| Stated goal |
Type again, exactly, the lines below from the start through the line that includes "stripe_cols = ['#a4a4a4']".
━━ Data extract ━━
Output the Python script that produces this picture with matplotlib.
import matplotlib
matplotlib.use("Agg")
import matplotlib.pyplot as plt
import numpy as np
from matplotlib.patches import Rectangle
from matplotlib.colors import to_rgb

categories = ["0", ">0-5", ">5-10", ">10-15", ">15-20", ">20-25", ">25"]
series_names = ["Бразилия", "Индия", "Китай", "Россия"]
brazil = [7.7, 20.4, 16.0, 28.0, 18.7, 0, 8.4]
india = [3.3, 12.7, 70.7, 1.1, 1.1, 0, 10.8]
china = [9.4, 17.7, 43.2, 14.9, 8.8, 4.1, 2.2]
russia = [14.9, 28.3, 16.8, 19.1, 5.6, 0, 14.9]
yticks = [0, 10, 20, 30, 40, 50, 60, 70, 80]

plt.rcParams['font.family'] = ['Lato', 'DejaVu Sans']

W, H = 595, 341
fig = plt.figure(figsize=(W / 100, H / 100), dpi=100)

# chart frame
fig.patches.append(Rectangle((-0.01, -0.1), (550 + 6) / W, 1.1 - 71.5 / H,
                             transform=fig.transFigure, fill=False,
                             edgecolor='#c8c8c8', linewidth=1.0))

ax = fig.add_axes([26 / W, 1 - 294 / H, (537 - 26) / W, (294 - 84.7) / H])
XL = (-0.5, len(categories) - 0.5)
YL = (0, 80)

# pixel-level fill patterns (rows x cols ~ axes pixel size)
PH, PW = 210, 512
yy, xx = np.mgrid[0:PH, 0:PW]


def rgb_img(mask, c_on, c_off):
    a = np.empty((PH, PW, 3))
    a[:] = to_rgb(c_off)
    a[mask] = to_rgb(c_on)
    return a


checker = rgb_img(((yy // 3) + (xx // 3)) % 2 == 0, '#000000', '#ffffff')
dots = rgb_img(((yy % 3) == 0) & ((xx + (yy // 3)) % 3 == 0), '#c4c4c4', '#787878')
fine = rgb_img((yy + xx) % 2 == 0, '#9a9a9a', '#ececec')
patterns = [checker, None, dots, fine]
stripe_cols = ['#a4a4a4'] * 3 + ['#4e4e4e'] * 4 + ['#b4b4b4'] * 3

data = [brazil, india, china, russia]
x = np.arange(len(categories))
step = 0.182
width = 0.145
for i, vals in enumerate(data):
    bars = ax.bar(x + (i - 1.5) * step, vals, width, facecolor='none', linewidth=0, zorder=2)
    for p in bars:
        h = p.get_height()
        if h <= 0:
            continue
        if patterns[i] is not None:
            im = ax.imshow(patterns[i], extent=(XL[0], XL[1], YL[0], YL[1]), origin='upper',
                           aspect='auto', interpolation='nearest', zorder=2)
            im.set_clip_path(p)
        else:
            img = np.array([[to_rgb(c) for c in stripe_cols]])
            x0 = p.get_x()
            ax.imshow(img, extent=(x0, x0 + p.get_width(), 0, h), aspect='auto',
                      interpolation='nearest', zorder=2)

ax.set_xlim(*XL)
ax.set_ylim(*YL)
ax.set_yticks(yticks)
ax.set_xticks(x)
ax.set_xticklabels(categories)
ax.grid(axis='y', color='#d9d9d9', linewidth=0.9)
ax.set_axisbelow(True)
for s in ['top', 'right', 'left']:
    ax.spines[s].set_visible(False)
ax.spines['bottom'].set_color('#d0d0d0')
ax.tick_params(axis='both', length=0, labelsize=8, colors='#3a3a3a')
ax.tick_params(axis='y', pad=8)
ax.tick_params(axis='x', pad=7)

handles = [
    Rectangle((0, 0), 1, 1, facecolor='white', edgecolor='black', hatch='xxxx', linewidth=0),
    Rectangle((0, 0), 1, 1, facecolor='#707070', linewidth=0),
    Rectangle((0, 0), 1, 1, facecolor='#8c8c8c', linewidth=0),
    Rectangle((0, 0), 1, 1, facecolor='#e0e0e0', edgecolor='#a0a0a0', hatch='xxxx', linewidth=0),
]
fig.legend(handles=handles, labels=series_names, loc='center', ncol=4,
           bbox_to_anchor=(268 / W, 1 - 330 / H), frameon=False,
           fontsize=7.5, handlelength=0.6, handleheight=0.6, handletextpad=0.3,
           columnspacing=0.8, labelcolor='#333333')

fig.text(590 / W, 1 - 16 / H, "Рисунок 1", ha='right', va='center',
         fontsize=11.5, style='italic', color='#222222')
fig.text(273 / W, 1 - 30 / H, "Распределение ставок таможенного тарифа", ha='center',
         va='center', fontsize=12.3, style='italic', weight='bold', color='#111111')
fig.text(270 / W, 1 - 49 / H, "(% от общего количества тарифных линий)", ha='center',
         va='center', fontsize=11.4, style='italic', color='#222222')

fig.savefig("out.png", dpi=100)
━━━
| Reply |
Output the Python script that produces this picture with matplotlib.
import matplotlib
matplotlib.use("Agg")
import matplotlib.pyplot as plt
import numpy as np
from matplotlib.patches import Rectangle
from matplotlib.colors import to_rgb

categories = ["0", ">0-5", ">5-10", ">10-15", ">15-20", ">20-25", ">25"]
series_names = ["Бразилия", "Индия", "Китай", "Россия"]
brazil = [7.7, 20.4, 16.0, 28.0, 18.7, 0, 8.4]
india = [3.3, 12.7, 70.7, 1.1, 1.1, 0, 10.8]
china = [9.4, 17.7, 43.2, 14.9, 8.8, 4.1, 2.2]
russia = [14.9, 28.3, 16.8, 19.1, 5.6, 0, 14.9]
yticks = [0, 10, 20, 30, 40, 50, 60, 70, 80]

plt.rcParams['font.family'] = ['Lato', 'DejaVu Sans']

W, H = 595, 341
fig = plt.figure(figsize=(W / 100, H / 100), dpi=100)

# chart frame
fig.patches.append(Rectangle((-0.01, -0.1), (550 + 6) / W, 1.1 - 71.5 / H,
                             transform=fig.transFigure, fill=False,
                             edgecolor='#c8c8c8', linewidth=1.0))

ax = fig.add_axes([26 / W, 1 - 294 / H, (537 - 26) / W, (294 - 84.7) / H])
XL = (-0.5, len(categories) - 0.5)
YL = (0, 80)

# pixel-level fill patterns (rows x cols ~ axes pixel size)
PH, PW = 210, 512
yy, xx = np.mgrid[0:PH, 0:PW]


def rgb_img(mask, c_on, c_off):
    a = np.empty((PH, PW, 3))
    a[:] = to_rgb(c_off)
    a[mask] = to_rgb(c_on)
    return a


checker = rgb_img(((yy // 3) + (xx // 3)) % 2 == 0, '#000000', '#ffffff')
dots = rgb_img(((yy % 3) == 0) & ((xx + (yy // 3)) % 3 == 0), '#c4c4c4', '#787878')
fine = rgb_img((yy + xx) % 2 == 0, '#9a9a9a', '#ececec')
patterns = [checker, None, dots, fine]
stripe_cols = ['#a4a4a4'] * 3 + ['#4e4e4e'] * 4 + ['#b4b4b4'] * 3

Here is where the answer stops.